▶ [TASK DESCRIPTION]:
Extract every line of the material that holds the string "with".

[Lines of data]

>> BEGIN

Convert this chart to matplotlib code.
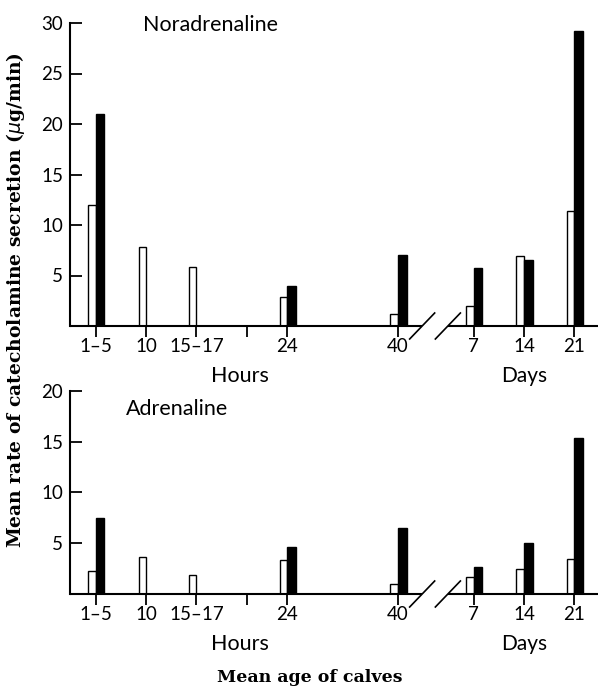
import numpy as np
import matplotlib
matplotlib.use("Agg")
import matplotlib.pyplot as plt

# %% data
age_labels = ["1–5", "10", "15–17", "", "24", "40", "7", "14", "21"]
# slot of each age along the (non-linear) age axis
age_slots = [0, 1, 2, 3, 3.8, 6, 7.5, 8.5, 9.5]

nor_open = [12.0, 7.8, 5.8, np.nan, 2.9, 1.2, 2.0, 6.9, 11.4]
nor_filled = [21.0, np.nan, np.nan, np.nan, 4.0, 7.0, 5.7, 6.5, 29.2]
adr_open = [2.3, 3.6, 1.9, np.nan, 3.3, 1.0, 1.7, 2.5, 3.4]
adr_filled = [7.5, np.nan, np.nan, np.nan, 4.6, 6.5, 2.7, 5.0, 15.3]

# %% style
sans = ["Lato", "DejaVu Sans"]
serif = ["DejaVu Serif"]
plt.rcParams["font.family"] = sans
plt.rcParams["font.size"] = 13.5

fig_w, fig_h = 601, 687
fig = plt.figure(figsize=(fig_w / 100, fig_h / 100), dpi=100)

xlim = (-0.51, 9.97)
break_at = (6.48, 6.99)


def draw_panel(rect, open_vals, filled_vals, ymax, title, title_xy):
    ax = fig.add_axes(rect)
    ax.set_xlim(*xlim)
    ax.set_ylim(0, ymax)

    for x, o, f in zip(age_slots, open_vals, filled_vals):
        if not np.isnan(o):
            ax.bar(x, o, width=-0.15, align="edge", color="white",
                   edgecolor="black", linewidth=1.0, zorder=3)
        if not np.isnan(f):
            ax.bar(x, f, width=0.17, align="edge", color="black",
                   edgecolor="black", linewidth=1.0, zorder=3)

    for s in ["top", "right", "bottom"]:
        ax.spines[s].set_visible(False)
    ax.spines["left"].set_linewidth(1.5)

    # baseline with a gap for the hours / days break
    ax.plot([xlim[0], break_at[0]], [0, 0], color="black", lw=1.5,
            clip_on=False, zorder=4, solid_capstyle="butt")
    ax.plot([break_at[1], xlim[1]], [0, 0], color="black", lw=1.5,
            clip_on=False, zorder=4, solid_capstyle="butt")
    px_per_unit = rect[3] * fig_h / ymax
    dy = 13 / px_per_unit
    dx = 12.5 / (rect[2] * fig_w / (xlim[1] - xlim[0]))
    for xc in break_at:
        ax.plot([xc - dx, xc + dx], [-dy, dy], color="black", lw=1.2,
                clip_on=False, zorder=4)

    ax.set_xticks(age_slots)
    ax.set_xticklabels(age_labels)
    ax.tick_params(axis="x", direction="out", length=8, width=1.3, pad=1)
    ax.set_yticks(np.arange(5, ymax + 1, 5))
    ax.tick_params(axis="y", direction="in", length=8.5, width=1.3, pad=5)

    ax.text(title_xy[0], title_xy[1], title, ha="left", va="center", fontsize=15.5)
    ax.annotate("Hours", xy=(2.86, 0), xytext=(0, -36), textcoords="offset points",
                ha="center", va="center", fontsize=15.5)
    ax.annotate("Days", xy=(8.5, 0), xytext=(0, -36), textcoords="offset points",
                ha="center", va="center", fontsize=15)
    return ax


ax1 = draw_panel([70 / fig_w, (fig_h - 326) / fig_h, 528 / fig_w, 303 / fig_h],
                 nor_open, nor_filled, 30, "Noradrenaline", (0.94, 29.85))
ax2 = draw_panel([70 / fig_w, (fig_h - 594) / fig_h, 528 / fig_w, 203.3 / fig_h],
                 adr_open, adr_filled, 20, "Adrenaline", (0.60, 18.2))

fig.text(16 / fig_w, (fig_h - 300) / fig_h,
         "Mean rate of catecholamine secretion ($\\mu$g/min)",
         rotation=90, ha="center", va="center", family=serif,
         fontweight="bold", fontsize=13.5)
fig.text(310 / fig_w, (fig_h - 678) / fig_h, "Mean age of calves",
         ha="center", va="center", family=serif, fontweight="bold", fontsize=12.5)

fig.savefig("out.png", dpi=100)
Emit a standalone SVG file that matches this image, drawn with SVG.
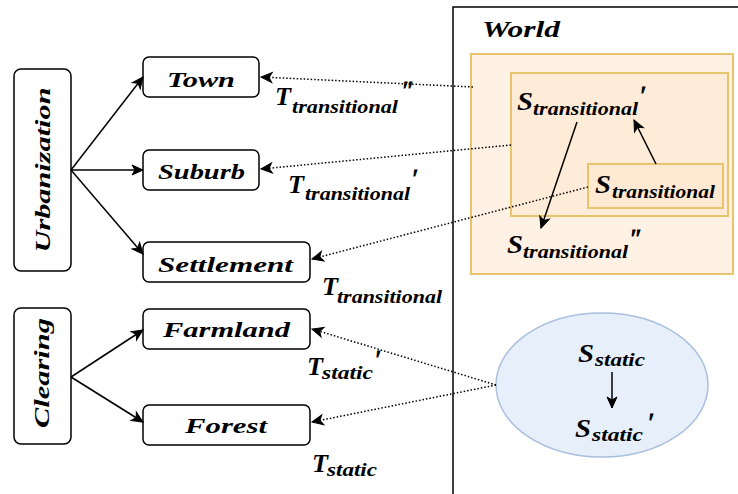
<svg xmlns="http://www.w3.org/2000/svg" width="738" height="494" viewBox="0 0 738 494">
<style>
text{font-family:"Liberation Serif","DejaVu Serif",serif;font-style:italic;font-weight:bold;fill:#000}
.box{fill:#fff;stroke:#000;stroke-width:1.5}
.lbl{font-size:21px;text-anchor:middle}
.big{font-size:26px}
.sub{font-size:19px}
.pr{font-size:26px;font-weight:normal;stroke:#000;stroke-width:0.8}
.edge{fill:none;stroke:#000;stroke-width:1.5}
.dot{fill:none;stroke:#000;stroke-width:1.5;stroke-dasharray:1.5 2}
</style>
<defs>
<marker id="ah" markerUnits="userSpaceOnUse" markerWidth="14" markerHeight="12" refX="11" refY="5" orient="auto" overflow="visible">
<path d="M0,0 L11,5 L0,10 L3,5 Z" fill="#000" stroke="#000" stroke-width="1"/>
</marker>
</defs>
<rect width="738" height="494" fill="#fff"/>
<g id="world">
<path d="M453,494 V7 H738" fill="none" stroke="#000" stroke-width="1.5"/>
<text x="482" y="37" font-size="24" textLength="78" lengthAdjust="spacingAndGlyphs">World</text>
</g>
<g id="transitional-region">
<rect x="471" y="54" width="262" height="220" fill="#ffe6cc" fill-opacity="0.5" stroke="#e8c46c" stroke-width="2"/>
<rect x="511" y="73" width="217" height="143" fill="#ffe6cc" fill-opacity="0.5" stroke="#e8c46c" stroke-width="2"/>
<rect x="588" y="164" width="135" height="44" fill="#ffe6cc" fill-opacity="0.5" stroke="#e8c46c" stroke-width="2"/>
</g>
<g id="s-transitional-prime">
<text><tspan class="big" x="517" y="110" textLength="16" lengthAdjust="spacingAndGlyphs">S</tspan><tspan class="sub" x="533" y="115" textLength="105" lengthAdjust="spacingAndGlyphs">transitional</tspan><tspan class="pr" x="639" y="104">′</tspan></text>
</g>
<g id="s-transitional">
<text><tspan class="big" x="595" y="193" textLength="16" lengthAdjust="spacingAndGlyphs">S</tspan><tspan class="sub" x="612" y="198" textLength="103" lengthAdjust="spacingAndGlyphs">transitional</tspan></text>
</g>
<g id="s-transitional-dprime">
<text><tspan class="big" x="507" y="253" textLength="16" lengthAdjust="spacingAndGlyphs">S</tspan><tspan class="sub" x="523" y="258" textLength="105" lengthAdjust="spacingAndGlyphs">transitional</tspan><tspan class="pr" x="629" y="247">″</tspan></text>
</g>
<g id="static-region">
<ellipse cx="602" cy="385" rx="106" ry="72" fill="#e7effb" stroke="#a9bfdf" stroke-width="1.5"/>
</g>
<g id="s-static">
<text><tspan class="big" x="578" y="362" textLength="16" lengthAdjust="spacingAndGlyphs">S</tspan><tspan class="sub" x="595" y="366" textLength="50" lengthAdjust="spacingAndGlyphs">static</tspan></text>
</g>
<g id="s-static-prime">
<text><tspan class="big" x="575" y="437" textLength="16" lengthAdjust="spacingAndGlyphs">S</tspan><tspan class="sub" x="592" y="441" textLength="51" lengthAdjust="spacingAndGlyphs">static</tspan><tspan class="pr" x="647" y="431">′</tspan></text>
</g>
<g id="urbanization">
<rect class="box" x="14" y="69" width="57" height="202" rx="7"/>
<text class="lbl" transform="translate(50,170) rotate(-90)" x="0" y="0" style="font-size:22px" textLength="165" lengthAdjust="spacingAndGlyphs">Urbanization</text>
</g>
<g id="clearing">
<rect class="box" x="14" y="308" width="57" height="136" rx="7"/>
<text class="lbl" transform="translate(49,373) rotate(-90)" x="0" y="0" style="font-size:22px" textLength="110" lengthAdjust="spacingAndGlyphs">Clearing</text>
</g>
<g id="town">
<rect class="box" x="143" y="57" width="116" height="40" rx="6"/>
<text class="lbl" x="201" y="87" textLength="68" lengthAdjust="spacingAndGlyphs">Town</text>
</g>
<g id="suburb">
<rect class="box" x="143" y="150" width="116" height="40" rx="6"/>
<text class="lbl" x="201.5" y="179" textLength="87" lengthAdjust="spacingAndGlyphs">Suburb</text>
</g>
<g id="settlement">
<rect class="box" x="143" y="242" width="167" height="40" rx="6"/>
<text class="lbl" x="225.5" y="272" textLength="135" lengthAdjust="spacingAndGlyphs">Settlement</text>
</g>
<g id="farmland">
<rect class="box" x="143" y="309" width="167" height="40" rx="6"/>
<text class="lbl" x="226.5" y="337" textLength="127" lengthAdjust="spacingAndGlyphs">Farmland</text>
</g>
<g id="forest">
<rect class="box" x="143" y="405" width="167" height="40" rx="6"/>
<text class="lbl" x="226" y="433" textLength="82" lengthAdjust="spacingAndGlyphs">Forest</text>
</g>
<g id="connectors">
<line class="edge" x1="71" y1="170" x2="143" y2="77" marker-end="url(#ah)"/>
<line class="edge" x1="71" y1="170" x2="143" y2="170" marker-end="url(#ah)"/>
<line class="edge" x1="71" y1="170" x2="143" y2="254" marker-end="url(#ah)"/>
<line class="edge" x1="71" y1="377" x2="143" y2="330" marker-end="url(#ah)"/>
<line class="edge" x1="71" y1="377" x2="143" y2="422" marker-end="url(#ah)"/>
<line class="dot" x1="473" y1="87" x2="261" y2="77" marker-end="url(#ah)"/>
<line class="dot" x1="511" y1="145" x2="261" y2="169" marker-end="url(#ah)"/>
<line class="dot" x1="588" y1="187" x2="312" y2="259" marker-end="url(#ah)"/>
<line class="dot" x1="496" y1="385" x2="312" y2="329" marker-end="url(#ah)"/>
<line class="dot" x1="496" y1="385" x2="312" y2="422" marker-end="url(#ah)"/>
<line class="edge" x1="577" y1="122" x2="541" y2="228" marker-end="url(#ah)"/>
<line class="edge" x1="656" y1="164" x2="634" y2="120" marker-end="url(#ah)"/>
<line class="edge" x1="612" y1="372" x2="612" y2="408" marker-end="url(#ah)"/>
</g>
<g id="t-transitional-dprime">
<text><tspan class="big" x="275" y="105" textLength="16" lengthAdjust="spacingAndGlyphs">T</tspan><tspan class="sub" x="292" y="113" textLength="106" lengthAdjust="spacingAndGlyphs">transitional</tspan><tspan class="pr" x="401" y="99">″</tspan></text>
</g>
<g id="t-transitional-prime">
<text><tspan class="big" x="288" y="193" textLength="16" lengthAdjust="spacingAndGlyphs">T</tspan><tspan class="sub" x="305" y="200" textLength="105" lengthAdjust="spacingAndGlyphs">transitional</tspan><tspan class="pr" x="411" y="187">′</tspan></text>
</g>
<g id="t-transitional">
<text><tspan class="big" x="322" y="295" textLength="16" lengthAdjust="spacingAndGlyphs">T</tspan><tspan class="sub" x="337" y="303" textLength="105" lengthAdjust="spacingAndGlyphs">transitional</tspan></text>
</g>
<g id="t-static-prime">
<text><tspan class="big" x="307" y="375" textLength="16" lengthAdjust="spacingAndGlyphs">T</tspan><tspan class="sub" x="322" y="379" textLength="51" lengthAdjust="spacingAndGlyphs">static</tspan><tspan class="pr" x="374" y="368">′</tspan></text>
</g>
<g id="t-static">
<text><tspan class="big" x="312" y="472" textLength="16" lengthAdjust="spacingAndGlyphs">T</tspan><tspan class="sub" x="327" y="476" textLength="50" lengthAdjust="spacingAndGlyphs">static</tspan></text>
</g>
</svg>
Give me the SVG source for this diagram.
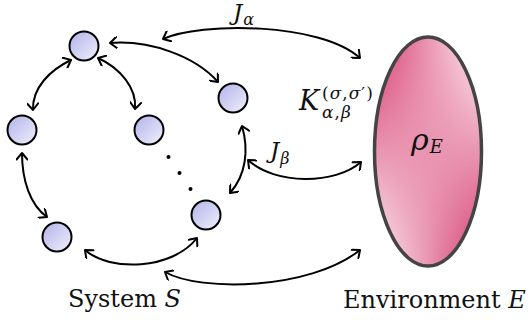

>> END

▶ [RESULT OF THE EXERCISE]:
    # baseline with a gap for the hours / days break
Emit a standalone SVG file that matches this image, drawn with SVG.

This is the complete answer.